Viktoria Siewert studierte Biowissenschaften an der Westfälischen Wilhelms-Universität Münster. Seit ihrer Bachelorarbeit forscht sie am Institut für Neuro- und Verhaltensbiologie und interessiert sich dabei besonders für die tierische Emotionswelt. Während ihrer Doktorarbeit entwickelte sie ein automatisiertes Verfahren zur Erfassung optimistischer und pessimistischer Bewertungstendenzen, so genannter „Cognitive Biases“, bei Mäusen. Seit 2020 konzentriert sie sich als Postdoktorandin auf die Frage, wie Optimismus und Pessimismus mit Tierpersönlichkeiten und Wohlergehen zusammenhängen.

3 Kommentare

  1. Sehr nett, danke, es fehlten noch die Definitionen von Optimismus und Pessimisus, Dr. Webbaer versucht sie für Ratten und Tiere generell beizubringen, stellvertretend :

    Optimismus liegt vor, wenn eigenen Erfahrungen getraut wird, sich darauf verlassen wird,
    Pessimismus liegt vor, wenn das gute Tier seinen Erfahrungen nicht ganz traut, skeptisch bleibt.

    Mit freundlichen Grüßen
    Dr. Webbaer (“Realist”, also irgendwas dazwischen)

  2. Ich denke es gibt noch sehr viel mehr nonverbale Signale, die sowohl bei Menschen wie auch bei Tieren Auskunft über ihre innere Gestimmheit geben.
    Neben Verhaltens- und Entscheidungstest könnte etwa das Schlaf- und Essverhalten, die Lust am sich Bewegen oder am Erforschen einer unbekannten Umgebung und vieles mehr dazu dienen, Auskunft über die innere Gestimmheit zu geben.

    Vorschlag: Um nonverbale Signale bei Tieren richtig interpretieren zu lernen, schlage ich vor Tiere mit Video konstant zu überwachen und sie bekannten Stressoren und Antistressoren, bekannten enspannenden Situationen und bekannten Konfliktsituationen auszusetzen. Eine Programm der künstlichen Intelligenz lernt dann aus den vielen tausend Videos, die richtigen Signale herauszulesen (das Verhalten, welches eine bestimmte Gestimmheit kennzeichnet) und einmal trainiert, kann das KI-Programm dann Echtzeitanalysen an den Tieren vornehmen.

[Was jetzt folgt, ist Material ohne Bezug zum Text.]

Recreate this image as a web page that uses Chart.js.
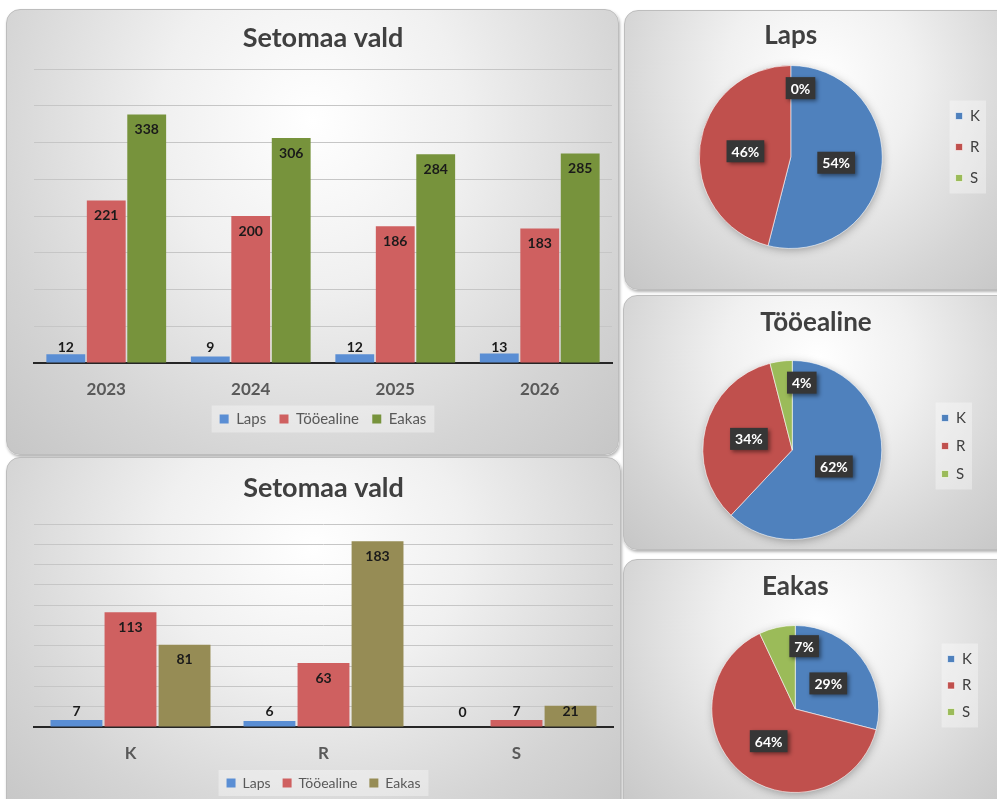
<!DOCTYPE html>
<html>
<head>
<meta charset="utf-8">
<script src="https://cdn.jsdelivr.net/npm/chart.js@4.4.0/dist/chart.umd.min.js"></script>
<style>
  html, body { margin: 0; padding: 0; background: #fff; overflow: hidden; }
  body { width: 997px; height: 799px; position: relative; font-family: Lato, sans-serif; }
  .panel {
    position: absolute;
    box-sizing: border-box;
    border: 1px solid #bdbdbd;
    border-radius: 14px;
    background: radial-gradient(ellipse at 50% 25%, #ffffff 0%, #f0f0f0 35%, #d4d4d4 75%, #c6c6c6 100%);
    box-shadow: 1px 2px 3px rgba(0, 0, 0, 0.3);
  }
  canvas { position: absolute; }
</style>
</head>
<body>
<div class="panel" style="left:6px; top:9px; width:613px; height:446px;"></div>
<div class="panel" style="left:6px; top:457px; width:615px; height:360px;"></div>
<div class="panel" style="left:624px; top:10px; width:390px; height:280px;"></div>
<div class="panel" style="left:623px; top:295px; width:390px; height:255px;"></div>
<div class="panel" style="left:623px; top:559px; width:390px; height:260px;"></div>

<canvas id="barYears" width="613" height="446" style="left:6px; top:9px;"></canvas>
<canvas id="barGroups" width="615" height="350" style="left:6px; top:457px;"></canvas>
<canvas id="pieLaps" width="373" height="280" style="left:624px; top:10px;"></canvas>
<canvas id="pieToo" width="374" height="255" style="left:623px; top:295px;"></canvas>
<canvas id="pieEakas" width="374" height="240" style="left:623px; top:559px;"></canvas>

<script>
// ---------------- data

const years = ['2023', '2024', '2025', '2026'];
const lapsByYear = [12, 9, 12, 13];
const tooealineByYear = [221, 200, 186, 183];
const eakasByYear = [338, 306, 284, 285];

const groups = ['K', 'R', 'S'];
const lapsByGroup = [7, 6, 0];
const tooealineByGroup = [113, 63, 7];
const eakasByGroup = [81, 183, 21];

// pie charts show shares in percent
const lapsPct = [54, 46, 0];
const tooealinePct = [62, 34, 4];
const eakasPct = [29, 64, 7];

const COLORS = {
    blue: '#5A8ED4',
    red: '#CF6060',
    green: '#77933C',
    olive: '#968C55',
    pieBlue: '#4F81BD',
    pieRed: '#C0504D',
    pieGreen: '#9BBB59'
};

const FONT = 'Lato';

// ---------------- plugins

// value labels: inside the top of the bar, or just above the axis for short bars
const barLabels = {
    id: 'barLabels',
    afterDatasetsDraw(chart) {
        const ctx = chart.ctx;
        ctx.save();
        ctx.font = 'bold 14px ' + FONT;
        ctx.fillStyle = '#1a1a1a';
        ctx.textAlign = 'center';
        ctx.textBaseline = 'middle';
        chart.data.datasets.forEach((ds, i) => {
            chart.getDatasetMeta(i).data.forEach((bar, j) => {
                const y = Math.min(bar.y + 15, bar.base - 15);
                ctx.fillText(ds.data[j], bar.x, y);
            });
        });
        ctx.restore();
    }
};

// light box behind the legend items
const legendBg = {
    id: 'legendBg',
    beforeDraw(chart, args, opts) {
        const boxes = chart.legend && chart.legend.legendHitBoxes;
        if (!boxes || !boxes.length) return;
        let l = Infinity, t = Infinity, r = -Infinity, b = -Infinity;
        boxes.forEach(h => {
            l = Math.min(l, h.left);
            t = Math.min(t, h.top);
            r = Math.max(r, h.left + h.width);
            b = Math.max(b, h.top + h.height);
        });
        const ctx = chart.ctx;
        ctx.save();
        ctx.fillStyle = 'rgba(255, 255, 255, 0.35)';
        ctx.fillRect(l - opts.padX, t - opts.padY, r - l + 2 * opts.padX, b - t + 2 * opts.padY);
        ctx.restore();
    }
};

// soft shadow under the pie
const pieShadow = {
    id: 'pieShadow',
    beforeDatasetsDraw(chart) {
        const arc = chart.getDatasetMeta(0).data[0];
        if (!arc) return;
        const ctx = chart.ctx;
        ctx.save();
        ctx.shadowColor = 'rgba(0, 0, 0, 0.35)';
        ctx.shadowBlur = 10;
        ctx.shadowOffsetX = 1;
        ctx.shadowOffsetY = 2;
        ctx.fillStyle = '#999';
        ctx.beginPath();
        ctx.arc(arc.x, arc.y, arc.outerRadius - 1, 0, Math.PI * 2);
        ctx.fill();
        ctx.restore();
    }
};

// percent labels in dark boxes
const pieLabels = {
    id: 'pieLabels',
    afterDatasetsDraw(chart) {
        const ctx = chart.ctx;
        const values = chart.data.datasets[0].data;
        chart.getDatasetMeta(0).data.forEach((arc, i) => {
            const v = values[i];
            let angle, dist;
            if (v >= 10) {
                angle = (arc.startAngle + arc.endAngle) / 2;
                dist = arc.outerRadius * 0.5;
            } else {
                // small slices: label moved next to the slice, like excel's best fit
                angle = arc.endAngle + 0.14;
                dist = arc.outerRadius * 0.76;
            }
            const x = arc.x + Math.cos(angle) * dist;
            const y = arc.y + Math.sin(angle) * dist;
            const txt = v + '%';
            ctx.save();
            ctx.font = 'bold 14px ' + FONT;
            const w = ctx.measureText(txt).width + 10;
            const h = 22;
            ctx.shadowColor = 'rgba(0, 0, 0, 0.45)';
            ctx.shadowBlur = 4;
            ctx.shadowOffsetX = 2;
            ctx.shadowOffsetY = 2;
            ctx.fillStyle = '#363636';
            ctx.fillRect(x - w / 2, y - h / 2, w, h);
            ctx.shadowColor = 'transparent';
            ctx.fillStyle = '#ffffff';
            ctx.textAlign = 'center';
            ctx.textBaseline = 'middle';
            ctx.fillText(txt, x, y + 1);
            ctx.restore();
        });
    }
};

// ---------------- charts

function barChart(id, labels, series, colors, lay) {
    const names = ['Laps', 'Tööealine', 'Eakas'];
    return new Chart(document.getElementById(id), {
        type: 'bar',
        data: {
            labels: labels,
            datasets: series.map((d, i) => ({
                label: names[i],
                data: d,
                backgroundColor: colors[i],
                barPercentage: 0.96,
                categoryPercentage: lay.cat
            }))
        },
        options: {
            responsive: false,
            animation: false,
            layout: { padding: { left: 28, right: lay.right, top: 0, bottom: lay.bottom } },
            scales: {
                x: {
                    grid: { display: false, drawTicks: false },
                    border: { display: true, color: '#262626', width: 2 },
                    ticks: { color: '#595959', padding: 16.8, font: { family: FONT, size: 17, weight: 'bold' } },
                    afterFit: scale => { scale.height = lay.axisHeight; }
                },
                y: {
                    min: 0,
                    max: lay.max,
                    ticks: { display: false, stepSize: lay.step },
                    grid: { color: '#c6c6c6', drawTicks: false },
                    border: { display: false }
                }
            },
            plugins: {
                title: {
                    display: true,
                    text: 'Setomaa vald',
                    color: '#404040',
                    font: { family: FONT, size: 27, weight: 'bold' },
                    padding: { top: lay.titleTop, bottom: lay.titleBottom }
                },
                legend: {
                    position: 'bottom',
                    labels: {
                        boxWidth: 9,
                        boxHeight: 9,
                        padding: lay.legendPad,
                        color: '#595959',
                        font: { family: FONT, size: lay.legendSize }
                    }
                },
                legendBg: { padX: 8, padY: 6 },
                tooltip: { enabled: false }
            }
        },
        plugins: [legendBg, barLabels]
    });
}

function pieChart(id, title, values, lay) {
    return new Chart(document.getElementById(id), {
        type: 'pie',
        data: {
            labels: groups,
            datasets: [{
                data: values,
                backgroundColor: [COLORS.pieBlue, COLORS.pieRed, COLORS.pieGreen],
                borderColor: 'rgba(255, 255, 255, 0.6)',
                borderWidth: 1
            }]
        },
        options: {
            responsive: false,
            animation: false,
            layout: { padding: { left: lay.left, right: lay.right, top: 0, bottom: lay.bottom } },
            plugins: {
                title: {
                    display: true,
                    text: title,
                    fullSize: lay.titleFull,
                    color: '#404040',
                    font: { family: FONT, size: 26, weight: 'bold' },
                    padding: { top: lay.titleTop, bottom: lay.titleBottom }
                },
                legend: {
                    position: 'right',
                    align: 'start',
                    fullSize: false,
                    title: { display: true, text: ' ', font: { size: 10 }, padding: { top: lay.legendTop, bottom: 0 } },
                    labels: {
                        boxWidth: 7,
                        boxHeight: 7,
                        padding: lay.gap,
                        color: '#404040',
                        font: { family: FONT, size: 15 }
                    }
                },
                legendBg: { padX: 6, padY: 8 },
                tooltip: { enabled: false }
            }
        },
        plugins: [legendBg, pieShadow, pieLabels]
    });
}

barChart('barYears', years, [lapsByYear, tooealineByYear, eakasByYear],
    [COLORS.blue, COLORS.red, COLORS.green],
    { max: 400, step: 50, cat: 0.84, right: 7, bottom: 18.5, titleTop: 12.8, titleBottom: 14.8,
      axisHeight: 35.2, legendPad: 13.3, legendSize: 15 });

barChart('barGroups', groups, [lapsByGroup, tooealineByGroup, eakasByGroup],
    [COLORS.blue, COLORS.red, COLORS.olive],
    { max: 200, step: 20, cat: 0.84, right: 8, bottom: 7, titleTop: 14.8, titleBottom: 19.8,
      axisHeight: 37, legendPad: 12, legendSize: 14 });

pieChart('pieLaps', 'Laps', lapsPct,
    { left: 18, right: 7, bottom: 41, titleTop: 10.4, titleBottom: 13.4, titleFull: false, legendTop: 15.5, gap: 16 });
pieChart('pieToo', 'Tööealine', tooealinePct,
    { left: 33, right: 21, bottom: 10, titleTop: 12.4, titleBottom: 21.4, titleFull: true, legendTop: 25.5, gap: 13 });
pieChart('pieEakas', 'Eakas', eakasPct,
    { left: 31.5, right: 15, bottom: 6, titleTop: 12.4, titleBottom: 22.4, titleFull: false, legendTop: 3, gap: 11.5 });
</script>
</body>
</html>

    • Ergänzung: Automated analysis of animal behaviour berichtet über eine ETH-Studie, die mittels künstlicher Intelligenz das Tierverhalten in objektiver Weise untersucht um es besser zu verstehen und um – unter anderem – Zoos dabei zu helfen, das Tierwohl zu verbessern. Man liest dort:

      Der Bildanalyse-Algorithmus, den sie entwickelt haben, nutzt Machine Learning. Es kann einzelne Tiere identifizieren (voneinander unterscheiden) und spezifische Verhaltensweisen identifizieren, die beispielsweise Neugier, Angst oder harmonische soziale Interaktionen mit anderen Mitgliedern ihrer Art signalisieren.

      Auch der Forschungsartikel Applications of machine learning in animal behaviour studies meint, die maschinelle Auswertung von Tiervideos bringe wertvolle Erkenntnisse:

      – Maschinelles Lernen (ML) bietet einen hypothesenfreien Ansatz zur Modellierung komplexer Daten.
      – Wir präsentieren einen Überblick über ML-Techniken, die für die Untersuchung des Tierverhaltens relevant sind.
      – Die wichtigsten ML-Ansätze werden anhand von drei verschiedenen Fallstudien veranschaulicht.
      – ML bietet eine nützliche Ergänzung zur analytischen Toolbox des Tierverhaltensforschers.